La Corée du Sud constitue la dixième puissance économique du monde. Elle est d’ores et déjà le quatrième partenaire commercial des Vingt-Cinq, qui sont cependant en situation de déficit avec celle-ci. Séoul souhaiterait boucler un accord dès 2007, ce qui pourrait permettre au commissaire au commerce d’engranger un premier résultat tangible en matière bilatérale avant la fin de son mandat deux ans plus tard.

Les tractations s’annoncent plus laborieuses avec les pays de l’Asean. "La région connaît des changements rapides. Nos relations commerciales avec les pays concernés doivent suivre ces changements", a dit M. Mandelson lors d’un récent voyage en Malaisie. "Nous disposons maintenant d’une base solide nous permettant d’envisager un accord de libre-échange", a-t-il ajouté. L’UE absorbe 15 % des exportations des pays de la zone. Ce marché de quelque 500 millions d’habitants représente près de 6 % de ses débouchés internationaux. Mais l’UE va devoir tenir compte d’importantes disparités dans la situation économique de dix pays de la zone. Elle préférerait en outre traiter avec l’ensemble de l’Asean, mais elle hésite à s’engager dans cette voie, du fait de l’opposition des pays nordiques et du Royaume-Uni à prendre langue avec la junte militaire au pouvoir en Birmanie.

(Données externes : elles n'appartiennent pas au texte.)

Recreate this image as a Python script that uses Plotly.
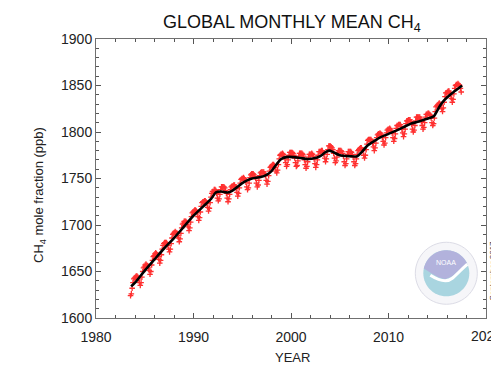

Quoi qu’il en soit, la rivalité avec les Etats-Unis et le Japon dans une zone en forte croissance incite les Européens à revoir leurs priorités bilatérales au niveau mondial. M. Mandelson, qui espère par ailleurs renouveler le partenariat avec la Chine, mais sans aller jusqu’à un accord de libre-échange, entend dynamiser les relations entre l’UE et l’Asie. Des accords bilatéraux de libre-échange existent déjà avec d’autres pays émergents comme le Chili et le Mexique. D’autres partenariats, avec les pays de la zone Afrique-Caraïbe-Pacifique (ACP) par exemple, ont été signés au nom de la politique d’aide au développement, et de considérations plus politiques. Ils concernent des pays ou des régions qui représentent une part modeste des échanges mondiaux et sont voués à moyen terme à le rester, ce qui n’est pas le cas de l’Asie.

Quant aux négociations engagées avant le lancement du cycle de Doha, elles piétinent pour des quantités de raisons, à l’instar de celles menées avec le Mercosur (Brésil, Argentine, Uruguay, Paraguay) et les pays du golfe Persique. "Si on s’engage à nouveau dans des accords de libre-échange, on ne le fera pas pour des raisons politiques, mais économiques", dit-on à Bruxelles. Façon de dire que l’Asie, dont les taux de croissance font pâlir d’envie les Européens, est bel et bien devenue une destination privilégiée pour les négociateurs européens.